An artist impression of a robotic probe capturing an asteroid. It might look like a space rock bucket, however, the mission prospects outlined in the Keck report are extremely appealing. (c) Rick Sternbach/Keck Institute for Space Studies

An artist impression of a robotic probe capturing an asteroid. It might look like a space rock bucket, however, the mission prospects outlined in the Keck report are extremely appealing. (c) Rick Sternbach/Keck Institute for Space Studies

An ambitious project is currently being considered by NASA consisting of capturing and dragging a small-scale asteroid into the moon’s orbit. This would allow for a valuable footing where asteroid research might become a lot more accessible, one of NASA’s main objectives for the upcoming decades.

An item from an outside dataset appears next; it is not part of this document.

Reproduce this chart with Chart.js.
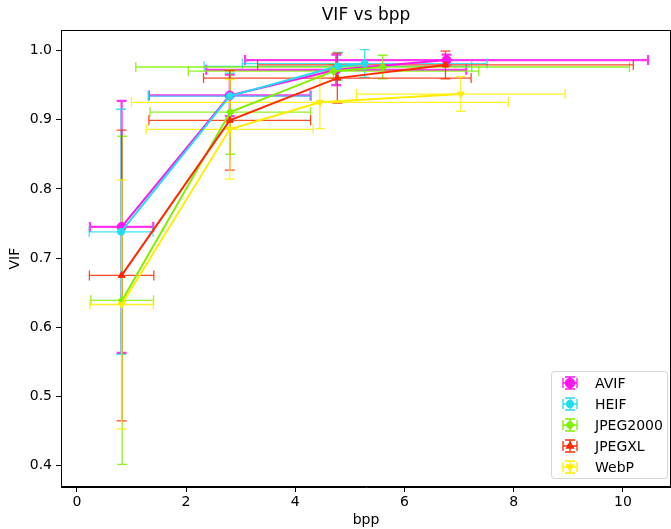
<!DOCTYPE html>
<html>
<head>
<meta charset="utf-8">
<script src="https://cdn.jsdelivr.net/npm/chart.js@4"></script>
<style>
  body { margin: 0; background: #fff; }
  #wrap { width: 671px; height: 529px; }
</style>
</head>
<body>
<div id="wrap"><canvas id="myChart" width="671" height="529"></canvas></div>
<script>
// codec names
var seriesNames = ['AVIF', 'HEIF', 'JPEG2000', 'JPEGXL', 'WebP'];

// bpp (x), VIF (y) and their errors, per codec
var avifX = [0.82, 2.80, 4.75, 6.77];
var avifY = [0.745, 0.935, 0.972, 0.986];
var avifXerr = [0.58, 1.48, 2.38, 3.69];
var avifYerr = [0.182, 0.030, 0.022, 0.008];

var heifX = [0.81, 2.80, 4.78, 5.27];
var heifY = [0.738, 0.934, 0.977, 0.981];
var heifXerr = [0.585, 1.49, 2.45, 2.24];
var heifYerr = [0.177, 0.033, 0.020, 0.020];

var j2kX = [0.83, 2.81, 4.70, 5.60];
var j2kY = [0.639, 0.911, 0.970, 0.976];
var j2kXerr = [0.575, 1.47, 2.66, 4.52];
var j2kYerr = [0.237, 0.061, 0.010, 0.017];

var jxlX = [0.82, 2.80, 4.77, 6.75];
var jxlY = [0.675, 0.899, 0.960, 0.979];
var jxlXerr = [0.59, 1.48, 2.45, 3.44];
var jxlYerr = [0.210, 0.072, 0.036, 0.020];

var webpX = [0.82, 2.80, 4.45, 7.03];
var webpY = [0.633, 0.886, 0.925, 0.937];
var webpXerr = [0.58, 1.53, 3.45, 1.91];
var webpYerr = [0.180, 0.072, 0.038, 0.025];

// tick labels
var xTicks = [0, 2, 4, 6, 8, 10];
var yTicks = [0.4, 0.5, 0.6, 0.7, 0.8, 0.9, 1.0];

// styles
var colors = ['#ff14f0', '#22dcf0', '#80f000', '#ff2a00', '#ffee00'];
var markers = ['circle', 'circle', 'rectRot', 'triangle', 'triangle'];
var markerRot = [0, 0, 0, 0, 180];
var markerSize = [4.5, 3.5, 4, 4, 4];
var errWidth = [2.2, 1.3, 1.3, 1.3, 1.3];
var FONT = 'DejaVu Sans';

function points(xs, ys, xe, ye) {
    var out = [];
    for (var i = 0; i < xs.length; i++) {
        out.push({ x: xs[i], y: ys[i], xerr: xe[i], yerr: ye[i] });
    }
    return out;
}

var allData = [
    points(avifX, avifY, avifXerr, avifYerr),
    points(heifX, heifY, heifXerr, heifYerr),
    points(j2kX, j2kY, j2kXerr, j2kYerr),
    points(jxlX, jxlY, jxlXerr, jxlYerr),
    points(webpX, webpY, webpXerr, webpYerr)
];

// error bars, drawn under the lines
var errorBars = {
    id: 'errorBars',
    beforeDatasetsDraw: function(chart) {
        var ctx = chart.ctx, xs = chart.scales.x, ys = chart.scales.y, a = chart.chartArea;
        var cap = 5;
        ctx.save();
        ctx.beginPath();
        ctx.rect(a.left, a.top, a.right - a.left, a.bottom - a.top);
        ctx.clip();
        chart.data.datasets.forEach(function(ds, i) {
            ctx.strokeStyle = ds.borderColor;
            ctx.lineWidth = errWidth[i];
            ctx.globalAlpha = 0.85;
            ds.data.forEach(function(p) {
                var px = xs.getPixelForValue(p.x), py = ys.getPixelForValue(p.y);
                var x0 = xs.getPixelForValue(p.x - p.xerr), x1 = xs.getPixelForValue(p.x + p.xerr);
                var y0 = ys.getPixelForValue(p.y - p.yerr), y1 = ys.getPixelForValue(p.y + p.yerr);
                ctx.beginPath();
                ctx.moveTo(x0, py); ctx.lineTo(x1, py);
                ctx.moveTo(px, y0); ctx.lineTo(px, y1);
                ctx.moveTo(x0, py - cap); ctx.lineTo(x0, py + cap);
                ctx.moveTo(x1, py - cap); ctx.lineTo(x1, py + cap);
                ctx.moveTo(px - cap, y0); ctx.lineTo(px + cap, y0);
                ctx.moveTo(px - cap, y1); ctx.lineTo(px + cap, y1);
                ctx.stroke();
            });
        });
        ctx.restore();
    }
};

// box around the plot
var frame = {
    id: 'frame',
    afterDatasetsDraw: function(chart) {
        var ctx = chart.ctx, a = chart.chartArea;
        ctx.save();
        ctx.strokeStyle = '#000';
        ctx.lineWidth = 1;
        ctx.strokeRect(Math.round(a.left) + 0.5, Math.round(a.top) + 0.5,
            Math.round(a.right - a.left) - 1, Math.round(a.bottom - a.top) - 1);
        ctx.restore();
    }
};

// legend in the lower right corner
var legendBox = {
    id: 'legendBox',
    afterDraw: function(chart) {
        var ctx = chart.ctx, a = chart.chartArea;
        var w = 116, h = 107;
        var bx = a.right - 4 - w, by = a.bottom - 9 - h;
        ctx.save();
        ctx.globalAlpha = 0.8;
        ctx.fillStyle = '#fff';
        ctx.strokeStyle = '#cccccc';
        ctx.lineWidth = 1;
        ctx.beginPath();
        ctx.roundRect(bx + 0.5, by + 0.5, w, h, 3);
        ctx.fill();
        ctx.stroke();
        ctx.globalAlpha = 1;
        seriesNames.forEach(function(name, i) {
            var cy = by + 12 + i * 21;
            var cx = bx + 19;
            ctx.strokeStyle = colors[i];
            ctx.lineWidth = 1.3;
            ctx.beginPath();
            ctx.moveTo(cx - 7, cy); ctx.lineTo(cx + 7, cy);
            ctx.moveTo(cx - 7, cy - 5); ctx.lineTo(cx - 7, cy + 5);
            ctx.moveTo(cx + 7, cy - 5); ctx.lineTo(cx + 7, cy + 5);
            ctx.moveTo(cx, cy - 6); ctx.lineTo(cx, cy + 6);
            ctx.moveTo(cx - 5, cy - 6); ctx.lineTo(cx + 5, cy - 6);
            ctx.moveTo(cx - 5, cy + 6); ctx.lineTo(cx + 5, cy + 6);
            ctx.stroke();
            ctx.fillStyle = colors[i];
            Chart.helpers.drawPoint(ctx, {
                pointStyle: markers[i], rotation: markerRot[i],
                radius: markerSize[i], borderWidth: 1
            }, cx, cy);
            ctx.fillStyle = '#000';
            ctx.font = '14px "' + FONT + '"';
            ctx.textBaseline = 'middle';
            ctx.fillText(name, bx + 44, cy + 1);
        });
        ctx.restore();
    }
};

var datasets = seriesNames.map(function(name, i) {
    return {
        label: name,
        data: allData[i],
        showLine: true,
        borderColor: colors[i],
        backgroundColor: colors[i],
        borderWidth: 2,
        pointStyle: markers[i],
        pointRotation: markerRot[i],
        pointRadius: markerSize[i],
        pointBorderWidth: 1,
        pointHoverRadius: markerSize[i],
        order: seriesNames.length - i
    };
});

var ctx = document.getElementById('myChart');

new Chart(ctx, {
    type: 'scatter',
    data: { datasets: datasets },
    plugins: [errorBars, frame, legendBox],
    options: {
        responsive: false,
        animation: false,
        devicePixelRatio: 1,
        layout: { autoPadding: false, padding: 0 },
        plugins: {
            legend: { display: false },
            tooltip: { enabled: false },
            title: {
                display: true,
                text: 'VIF vs bpp',
                fullSize: false,
                color: '#000',
                font: { family: FONT, size: 17, weight: 'normal' },
                padding: { top: 5, bottom: 5 }
            }
        },
        scales: {
            x: {
                type: 'linear',
                min: -0.29,
                max: 10.88,
                afterBuildTicks: function(s) { s.ticks = xTicks.map(function(v) { return { value: v }; }); },
                afterFit: function(s) { s.height = 42; s.paddingLeft = 0; s.paddingRight = 0; },
                grid: { drawOnChartArea: false, drawTicks: true, tickLength: 5, tickColor: '#000' },
                border: { display: true, color: '#000' },
                ticks: { color: '#000', font: { family: FONT, size: 14 }, padding: 2, maxRotation: 0 },
                title: { display: true, text: 'bpp', color: '#000', font: { family: FONT, size: 14 }, padding: { top: 0, bottom: 0 } }
            },
            y: {
                type: 'linear',
                min: 0.3694,
                max: 1.0289,
                afterBuildTicks: function(s) { s.ticks = yTicks.map(function(v) { return { value: v }; }); },
                afterFit: function(s) { s.width = 61; s.paddingTop = 0; s.paddingBottom = 0; },
                grid: { drawOnChartArea: false, drawTicks: true, tickLength: 5, tickColor: '#000' },
                border: { display: true, color: '#000' },
                ticks: {
                    color: '#000', font: { family: FONT, size: 14 }, padding: 4,
                    callback: function(v) { return v.toFixed(1); }
                },
                title: { display: true, text: 'VIF', color: '#000', font: { family: FONT, size: 14 }, padding: { top: 7, bottom: 0 } }
            }
        }
    }
});
</script>
</body>
</html>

The proposition has been made by the Keck Institute for Space Studies and was detailed in a publicly available report. The report follows the prospects of snaring a small 7-meter wide asteroid from nearby with an unmanned  robotic probe, which would catch the asteroid in a “bag” measuring about 10 metres by 15 metres and haul it into lunar orbit. The researchers involved in the proposition claim the benefits far outweigh the risks, providing valuable insights into asteroid research, while also extending humanity’s footing in the solar system on its way to Mars. If the $2.6 billion plan is approved by NASA then it could go live as soon as 2025.

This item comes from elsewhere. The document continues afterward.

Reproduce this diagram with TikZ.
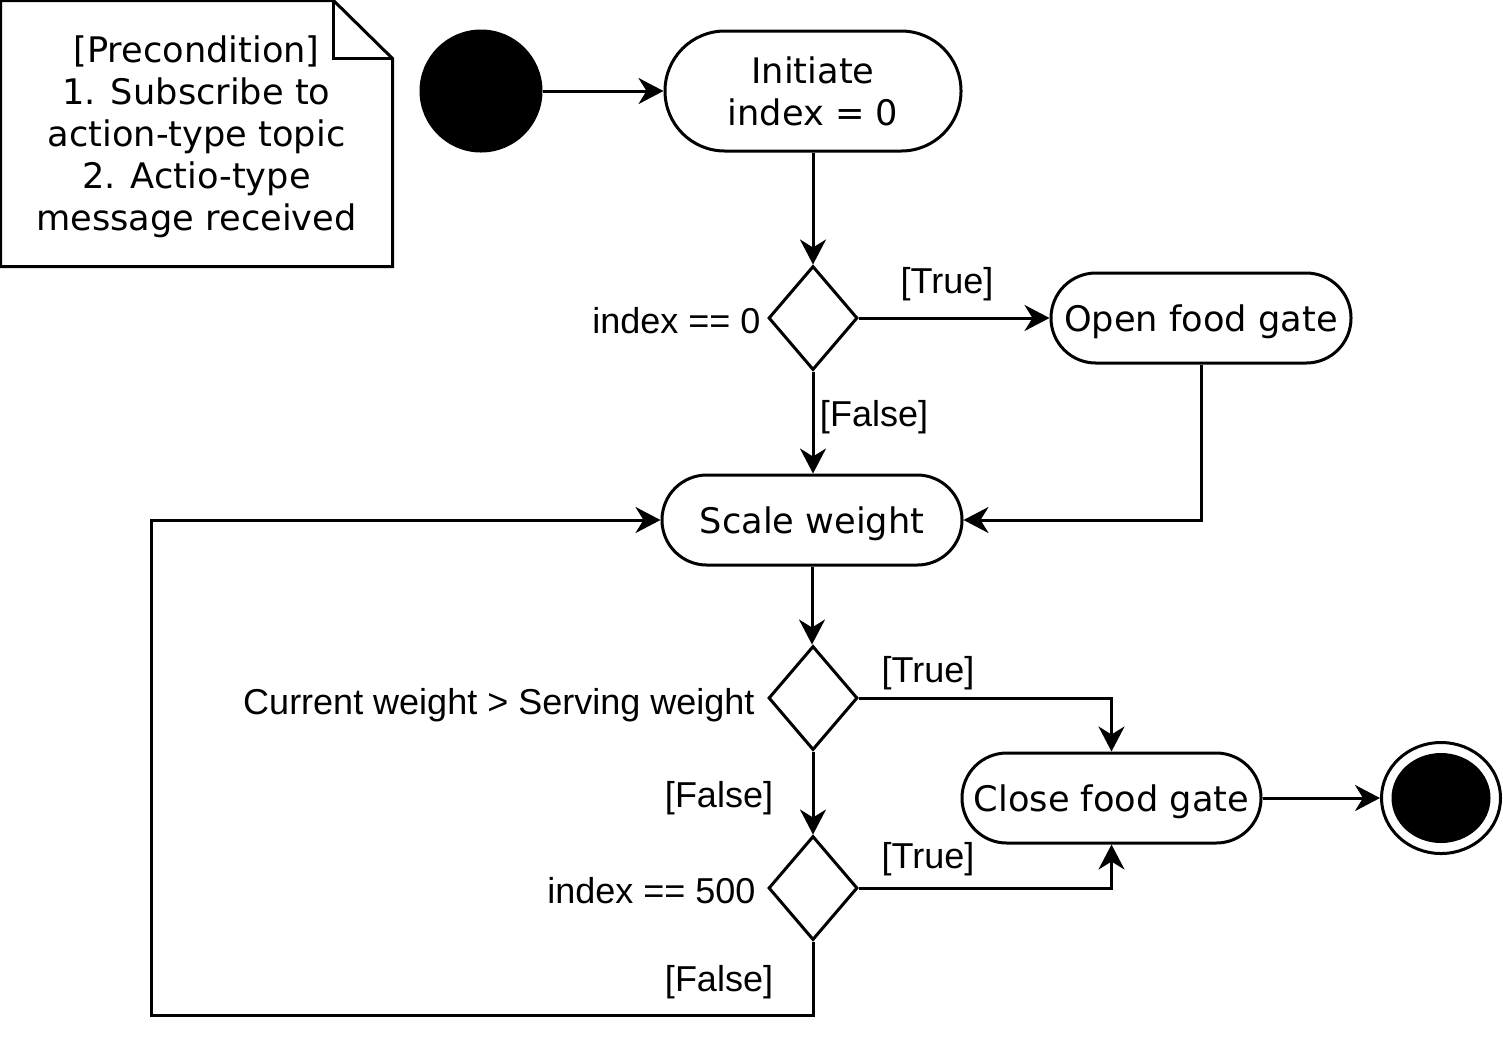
\documentclass[tikz,border=0pt]{standalone}
\usepackage{fontspec}
\setmainfont{DejaVu Sans}
\newfontfamily\labfont{Liberation Sans}
\usetikzlibrary{shapes.geometric,arrows.meta}
\begin{document}
\begin{tikzpicture}[x=0.5pt,y=-0.5pt, line width=1.5pt,
  nodefont/.style={font=\fontsize{17.6}{21}\selectfont},
  act/.style={draw, nodefont, rounded corners=22.4pt, minimum width=150pt, minimum height=45pt, inner sep=0pt, align=center},
  oneline/.style={text depth=0pt},
  decision/.style={draw, diamond, inner sep=0pt, minimum width=44.5pt, minimum height=52pt, aspect=0.86},
  lab/.style={font=\labfont\fontsize{18}{21}\selectfont, inner sep=0pt},
  arr/.style={-{Stealth[length=12.5pt,width=13pt,inset=4pt]}},
  ]
\useasboundingbox (0,0) rectangle (1503,1041);
% note
\node[nodefont, align=center, minimum width=194.5pt, minimum height=131.5pt, inner sep=0pt, text depth=0pt] (note) at (196.5,133.5)
  {[Precondition]\\1. Subscribe to\\action-type topic\\2. Actio-type\\message received};
\draw (note.north west) -- ([xshift=-29.5pt]note.north east) -- ([yshift=-29pt]note.north east)
  -- (note.south east) -- (note.south west) -- cycle;
\draw ([xshift=-29.5pt]note.north east) -- ([xshift=-29.5pt,yshift=-29pt]note.north east) -- ([yshift=-29pt]note.north east);
% nodes
\node[draw, fill, circle, minimum size=60pt, inner sep=0pt] (start) at (481,91) {};
\node[act, minimum height=60pt, rounded corners=29.9pt, minimum width=148pt] (init) at (813,91) {Initiate\\index = 0};
\node[decision] (dec1) at (813,318) {};
\node[act, oneline] (open) at (1201,318) {Open food gate};
\node[act, oneline] (scale) at (812,520) {Scale weight};
\node[decision] (dec2) at (813,698) {};
\node[act, oneline, minimum width=149.5pt] (close) at (1111.5,798) {Close food gate};
\node[decision] (dec3) at (813,888) {};
\node[draw, ellipse, minimum width=59.5pt, minimum height=55.5pt, inner sep=0pt] (end) at (1441,798) {};
\node[fill, ellipse, minimum width=49.5pt, minimum height=45pt, inner sep=0pt] (endin) at (1441,798) {};
% condition labels
\node[lab, anchor=base east] (l1) at (762,333) {index == 0};
\node[lab, anchor=base east] (l2) at (756,714) {Current weight > Serving weight};
\node[lab, anchor=base east] (l3) at (757,903) {index == 500};
% edge labels
\node[lab] (t1) at (947,284) {[True]};
\node[lab] (f1) at (874,417) {[False]};
\node[lab] (t2) at (928,673) {[True]};
\node[lab] (f2) at (719,798) {[False]};
\node[lab] (t3) at (928,859) {[True]};
\node[lab] (f3) at (719,982) {[False]};
% connectors
\coordinate (lp) at (151,1015);
\draw[arr] (start) -- (init);
\draw[arr] (init.south) -- (dec1.north);
\draw[arr] (dec1.east) -- (open.west);
\draw[arr] (dec1.south) -- (dec1.south |- scale.north);
\draw[arr] (open.south) |- (scale.east);
\draw[arr] (scale.south) -- (scale.south |- dec2.north);
\draw[arr] (dec2.east) -| (close.north);
\draw[arr] (dec2.south) -- (dec3.north);
\draw[arr] (dec3.east) -| (close.south);
\draw[arr] (close.east) -- (end.west);
\draw[arr] (dec3.south) |- (lp) |- (scale.west);
\end{tikzpicture}
\end{document}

“The best way for NASA to reach both its asteroid goal and to launch humans into trans-lunar space — beyond the moon — is to use a robot spacecraft to retrieve and return to a safe lunar orbit a small, 500-ton asteroid,” former astronaut Tom Jones, author of the upcoming book “Mission: Asteroid,” told Space.com. “Astronauts and robot probes can explore and dissect this asteroid for science and commercial-scale resources… water being the most valuable.”

Important techniques and skills might become acquired, especially those that imply touching base with an asteroid like complicated flying and landing maneuvers. Studying an easily accessible captured asteroid would teach scientists a great deal about how asteroids can be drilled and have their resources exploited. Last year we told you all about an audacious plan where the prospect of asteroid mining was and still is being discussed. Trillions and trillions of dollars in valuable resources like platinum and rare minerals can be extracted from asteroids, and the corporate world has its eye well fixed on this idea. Make no mistake, however, the most valuable commodity asteroids have to offer in space is water. Learning how to properly extract, store and use water captured from asteroids is an invaluable skill if humans are to cross pass the moon’s outer orbit.

If coupled with an eventual stationary manned outpost on the far side of the moon – also envisioned by NASA – valuable results and insights might follow.

“Extraction of propellants, bulk shielding and life support fluids from this first captured asteroid could jump-start an entire space-based industry,” the Keck team writes. “Our space capabilities would finally have caught up with the speculative attractions of using space resources in situ.”

Since President Obama came to office in 2008, NASA’s top priority has become space exploration beyond the comfortable close Earth orbit. n 2010, President Barack Obama directed the agency to get astronauts to a near-Earth asteroid by 2025, then on to the vicinity of the Red Planet by the mid-2030s. The Keck plan seems on par with these objectives, however it still remains no more than a proposition, and an official answer from NASA will most likely not come too soon.